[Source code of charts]
────
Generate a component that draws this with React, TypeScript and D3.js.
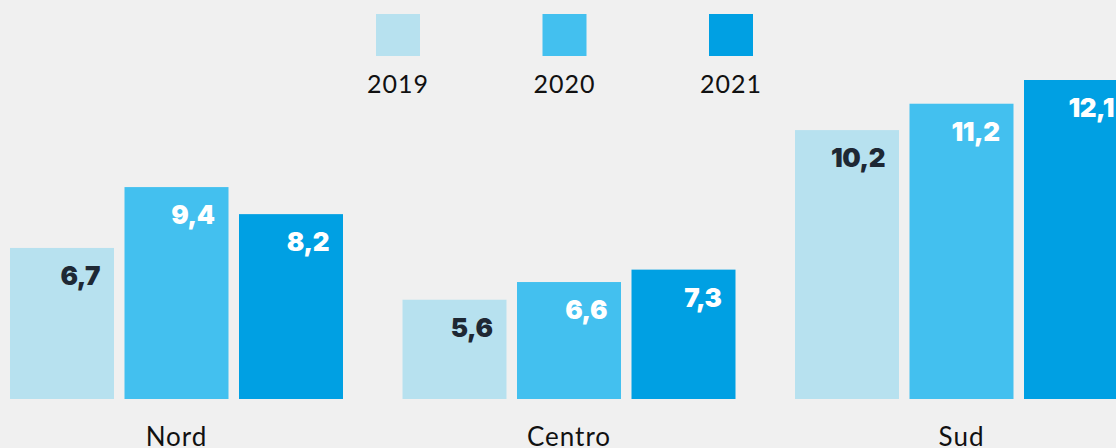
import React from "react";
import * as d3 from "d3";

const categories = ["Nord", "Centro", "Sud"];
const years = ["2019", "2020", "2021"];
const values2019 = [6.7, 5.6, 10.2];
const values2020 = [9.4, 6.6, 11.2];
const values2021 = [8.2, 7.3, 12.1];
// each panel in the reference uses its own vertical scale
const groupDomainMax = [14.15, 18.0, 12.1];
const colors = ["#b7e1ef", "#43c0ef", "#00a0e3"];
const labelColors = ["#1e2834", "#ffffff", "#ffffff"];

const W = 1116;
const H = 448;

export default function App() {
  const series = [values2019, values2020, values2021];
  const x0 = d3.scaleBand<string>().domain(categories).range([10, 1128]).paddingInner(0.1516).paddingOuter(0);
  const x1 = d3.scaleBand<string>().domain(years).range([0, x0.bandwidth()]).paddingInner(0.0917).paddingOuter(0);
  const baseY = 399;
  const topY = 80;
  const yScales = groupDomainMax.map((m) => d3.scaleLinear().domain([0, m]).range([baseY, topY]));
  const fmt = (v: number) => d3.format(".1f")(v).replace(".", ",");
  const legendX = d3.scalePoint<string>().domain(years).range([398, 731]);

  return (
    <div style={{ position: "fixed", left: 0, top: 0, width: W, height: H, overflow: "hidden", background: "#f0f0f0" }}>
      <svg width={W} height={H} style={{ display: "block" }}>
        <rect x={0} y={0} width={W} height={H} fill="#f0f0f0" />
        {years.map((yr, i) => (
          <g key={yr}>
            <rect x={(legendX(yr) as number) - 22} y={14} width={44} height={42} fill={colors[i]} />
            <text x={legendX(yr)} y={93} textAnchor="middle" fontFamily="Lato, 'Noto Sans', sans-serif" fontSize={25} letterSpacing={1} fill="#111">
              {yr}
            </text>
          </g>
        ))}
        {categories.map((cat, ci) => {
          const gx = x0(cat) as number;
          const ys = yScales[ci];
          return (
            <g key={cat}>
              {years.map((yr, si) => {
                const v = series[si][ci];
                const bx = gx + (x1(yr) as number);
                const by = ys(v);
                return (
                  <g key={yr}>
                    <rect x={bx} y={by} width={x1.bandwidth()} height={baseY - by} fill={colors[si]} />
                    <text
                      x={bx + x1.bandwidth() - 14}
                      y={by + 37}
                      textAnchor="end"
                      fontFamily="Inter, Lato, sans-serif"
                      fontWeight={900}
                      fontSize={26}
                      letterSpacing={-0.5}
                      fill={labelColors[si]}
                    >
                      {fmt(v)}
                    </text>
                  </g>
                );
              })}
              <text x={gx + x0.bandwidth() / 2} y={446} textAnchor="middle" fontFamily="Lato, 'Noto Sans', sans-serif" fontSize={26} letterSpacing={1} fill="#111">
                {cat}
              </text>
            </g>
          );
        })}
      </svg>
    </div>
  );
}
────
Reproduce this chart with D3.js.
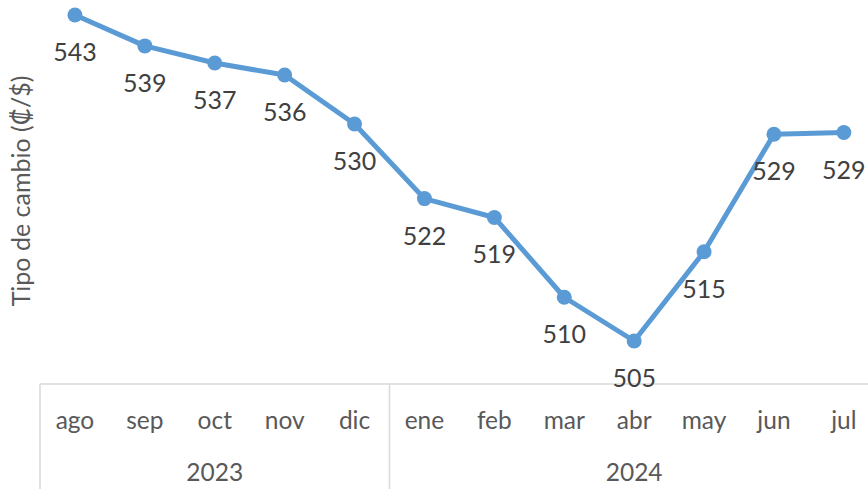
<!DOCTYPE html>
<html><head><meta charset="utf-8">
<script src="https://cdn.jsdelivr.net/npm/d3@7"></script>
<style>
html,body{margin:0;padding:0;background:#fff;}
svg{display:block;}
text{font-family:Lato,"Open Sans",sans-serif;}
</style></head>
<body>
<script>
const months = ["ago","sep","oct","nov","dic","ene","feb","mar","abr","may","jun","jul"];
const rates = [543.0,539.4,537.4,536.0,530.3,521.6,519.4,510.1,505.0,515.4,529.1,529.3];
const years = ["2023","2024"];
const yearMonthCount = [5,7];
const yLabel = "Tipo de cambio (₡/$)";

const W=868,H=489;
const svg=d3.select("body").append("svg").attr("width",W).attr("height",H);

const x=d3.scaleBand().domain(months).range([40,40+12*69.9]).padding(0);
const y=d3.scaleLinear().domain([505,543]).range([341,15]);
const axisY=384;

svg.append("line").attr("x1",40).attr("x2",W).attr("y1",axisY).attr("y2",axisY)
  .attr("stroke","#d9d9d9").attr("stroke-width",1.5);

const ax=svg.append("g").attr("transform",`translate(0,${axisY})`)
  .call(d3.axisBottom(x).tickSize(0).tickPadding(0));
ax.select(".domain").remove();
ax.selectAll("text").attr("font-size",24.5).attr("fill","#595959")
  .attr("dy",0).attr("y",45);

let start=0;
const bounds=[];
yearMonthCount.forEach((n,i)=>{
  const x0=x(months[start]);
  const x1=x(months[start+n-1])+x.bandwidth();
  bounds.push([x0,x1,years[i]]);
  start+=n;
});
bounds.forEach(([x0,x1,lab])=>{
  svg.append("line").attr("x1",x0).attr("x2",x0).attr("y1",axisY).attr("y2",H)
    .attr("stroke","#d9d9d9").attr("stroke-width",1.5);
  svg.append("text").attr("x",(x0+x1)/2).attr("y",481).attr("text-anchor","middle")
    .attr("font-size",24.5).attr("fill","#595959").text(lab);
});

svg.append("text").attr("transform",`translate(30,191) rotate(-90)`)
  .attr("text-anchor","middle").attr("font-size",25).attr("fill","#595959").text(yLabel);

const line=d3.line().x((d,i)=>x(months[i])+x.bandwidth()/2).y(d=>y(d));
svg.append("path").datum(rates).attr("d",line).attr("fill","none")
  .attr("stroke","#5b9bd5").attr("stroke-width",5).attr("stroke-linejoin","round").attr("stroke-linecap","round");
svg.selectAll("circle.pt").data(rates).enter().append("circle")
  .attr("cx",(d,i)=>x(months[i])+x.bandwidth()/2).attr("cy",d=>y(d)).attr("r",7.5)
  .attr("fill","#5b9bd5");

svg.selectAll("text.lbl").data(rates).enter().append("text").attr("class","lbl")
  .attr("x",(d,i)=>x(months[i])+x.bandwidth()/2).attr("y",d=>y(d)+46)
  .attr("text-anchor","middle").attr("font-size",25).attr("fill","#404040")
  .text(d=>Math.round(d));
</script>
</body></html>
────
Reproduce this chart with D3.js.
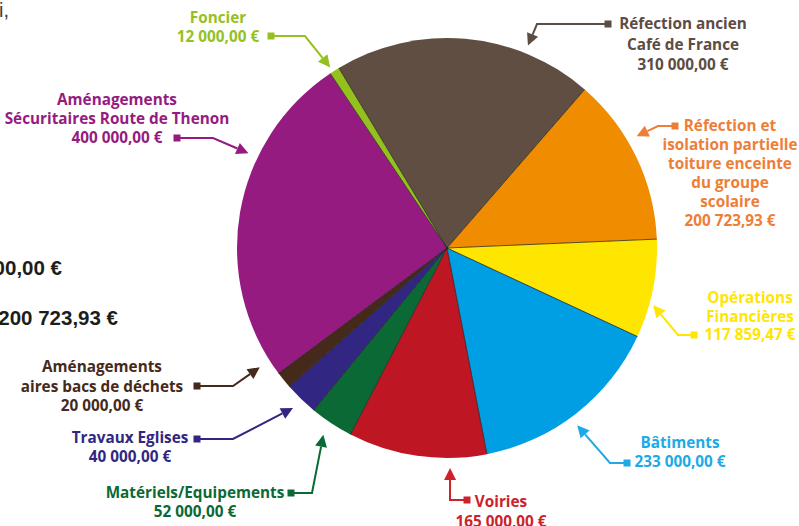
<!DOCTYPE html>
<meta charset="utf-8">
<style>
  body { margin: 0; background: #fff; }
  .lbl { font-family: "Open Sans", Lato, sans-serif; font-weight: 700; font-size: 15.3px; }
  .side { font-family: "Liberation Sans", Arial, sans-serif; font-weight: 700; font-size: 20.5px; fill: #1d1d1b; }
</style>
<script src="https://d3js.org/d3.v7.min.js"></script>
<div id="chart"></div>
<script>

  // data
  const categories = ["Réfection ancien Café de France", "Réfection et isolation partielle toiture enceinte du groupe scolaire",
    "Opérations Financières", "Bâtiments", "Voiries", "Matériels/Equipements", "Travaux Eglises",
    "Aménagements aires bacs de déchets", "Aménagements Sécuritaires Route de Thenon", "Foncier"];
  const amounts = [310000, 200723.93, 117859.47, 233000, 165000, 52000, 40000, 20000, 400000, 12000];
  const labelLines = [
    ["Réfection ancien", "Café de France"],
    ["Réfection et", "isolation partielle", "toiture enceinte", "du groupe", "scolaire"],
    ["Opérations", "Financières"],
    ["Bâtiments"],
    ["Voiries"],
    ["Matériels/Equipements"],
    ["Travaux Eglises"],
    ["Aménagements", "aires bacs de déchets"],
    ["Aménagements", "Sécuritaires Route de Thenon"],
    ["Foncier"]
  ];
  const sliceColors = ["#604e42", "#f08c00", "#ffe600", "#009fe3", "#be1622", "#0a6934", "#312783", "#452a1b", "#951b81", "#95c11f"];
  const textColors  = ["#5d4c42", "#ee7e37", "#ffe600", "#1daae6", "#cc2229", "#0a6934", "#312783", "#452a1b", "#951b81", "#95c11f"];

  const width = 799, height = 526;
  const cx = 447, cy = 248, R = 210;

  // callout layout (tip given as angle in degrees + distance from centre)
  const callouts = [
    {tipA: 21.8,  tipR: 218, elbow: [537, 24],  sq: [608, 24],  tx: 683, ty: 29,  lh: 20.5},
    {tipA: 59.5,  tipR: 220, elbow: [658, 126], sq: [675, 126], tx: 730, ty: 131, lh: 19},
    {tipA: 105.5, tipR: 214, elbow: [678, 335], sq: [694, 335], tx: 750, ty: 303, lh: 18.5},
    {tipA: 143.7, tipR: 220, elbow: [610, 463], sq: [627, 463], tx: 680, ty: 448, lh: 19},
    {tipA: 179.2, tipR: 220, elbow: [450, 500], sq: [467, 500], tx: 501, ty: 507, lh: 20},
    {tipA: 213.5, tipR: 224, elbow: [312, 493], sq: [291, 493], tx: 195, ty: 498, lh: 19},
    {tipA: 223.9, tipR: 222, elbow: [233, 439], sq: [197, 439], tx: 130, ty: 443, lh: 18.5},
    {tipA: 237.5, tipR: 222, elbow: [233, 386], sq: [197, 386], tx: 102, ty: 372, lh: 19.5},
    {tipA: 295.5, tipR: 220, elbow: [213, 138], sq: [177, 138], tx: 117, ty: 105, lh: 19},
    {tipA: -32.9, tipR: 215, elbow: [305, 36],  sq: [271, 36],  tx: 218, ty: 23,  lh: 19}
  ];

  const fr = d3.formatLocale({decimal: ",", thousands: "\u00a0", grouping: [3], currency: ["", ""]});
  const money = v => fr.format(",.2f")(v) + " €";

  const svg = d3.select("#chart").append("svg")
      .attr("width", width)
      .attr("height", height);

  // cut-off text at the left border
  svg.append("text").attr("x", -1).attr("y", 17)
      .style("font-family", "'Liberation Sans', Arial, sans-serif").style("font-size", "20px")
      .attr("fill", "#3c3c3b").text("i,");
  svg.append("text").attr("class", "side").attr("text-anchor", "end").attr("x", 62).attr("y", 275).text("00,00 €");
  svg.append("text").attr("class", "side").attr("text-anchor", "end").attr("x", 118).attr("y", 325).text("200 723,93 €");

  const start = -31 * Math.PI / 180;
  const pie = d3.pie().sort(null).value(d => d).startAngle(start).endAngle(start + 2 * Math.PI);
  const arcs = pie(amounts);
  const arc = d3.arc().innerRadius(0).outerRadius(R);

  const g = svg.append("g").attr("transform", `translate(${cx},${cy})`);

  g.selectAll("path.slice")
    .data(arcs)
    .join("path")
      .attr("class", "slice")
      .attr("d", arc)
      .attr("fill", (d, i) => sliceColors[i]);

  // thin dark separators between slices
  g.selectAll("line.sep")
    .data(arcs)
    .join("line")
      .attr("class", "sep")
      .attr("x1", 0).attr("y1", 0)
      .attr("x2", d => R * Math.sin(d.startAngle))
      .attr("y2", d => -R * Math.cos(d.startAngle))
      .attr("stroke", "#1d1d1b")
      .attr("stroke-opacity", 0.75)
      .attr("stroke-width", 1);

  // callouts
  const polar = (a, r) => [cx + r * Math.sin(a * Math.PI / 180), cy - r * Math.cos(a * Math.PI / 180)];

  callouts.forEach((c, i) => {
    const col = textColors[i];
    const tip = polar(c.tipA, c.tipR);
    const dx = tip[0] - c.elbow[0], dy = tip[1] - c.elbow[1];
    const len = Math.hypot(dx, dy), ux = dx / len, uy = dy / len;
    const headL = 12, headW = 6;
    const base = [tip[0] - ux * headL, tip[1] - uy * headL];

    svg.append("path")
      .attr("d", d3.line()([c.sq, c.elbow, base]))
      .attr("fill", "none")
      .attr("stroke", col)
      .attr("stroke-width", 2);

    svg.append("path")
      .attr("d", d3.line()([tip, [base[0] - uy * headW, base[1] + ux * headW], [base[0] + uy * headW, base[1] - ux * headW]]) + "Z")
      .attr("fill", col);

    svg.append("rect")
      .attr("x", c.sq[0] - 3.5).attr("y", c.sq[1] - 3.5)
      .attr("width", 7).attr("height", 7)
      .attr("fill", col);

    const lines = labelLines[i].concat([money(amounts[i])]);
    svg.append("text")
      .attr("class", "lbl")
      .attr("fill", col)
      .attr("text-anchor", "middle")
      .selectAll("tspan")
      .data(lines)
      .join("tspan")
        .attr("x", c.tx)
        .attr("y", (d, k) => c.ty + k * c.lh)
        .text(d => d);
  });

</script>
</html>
────
# Exercise objective
Go up to the line with "Generate a component" and retype exactly from there through the line with "const H = 448;". Leave out pictures.

# Task result
Generate a component that draws this with React, TypeScript and D3.js.
import React from "react";
import * as d3 from "d3";

const categories = ["Nord", "Centro", "Sud"];
const years = ["2019", "2020", "2021"];
const values2019 = [6.7, 5.6, 10.2];
const values2020 = [9.4, 6.6, 11.2];
const values2021 = [8.2, 7.3, 12.1];
// each panel in the reference uses its own vertical scale
const groupDomainMax = [14.15, 18.0, 12.1];
const colors = ["#b7e1ef", "#43c0ef", "#00a0e3"];
const labelColors = ["#1e2834", "#ffffff", "#ffffff"];

const W = 1116;
const H = 448;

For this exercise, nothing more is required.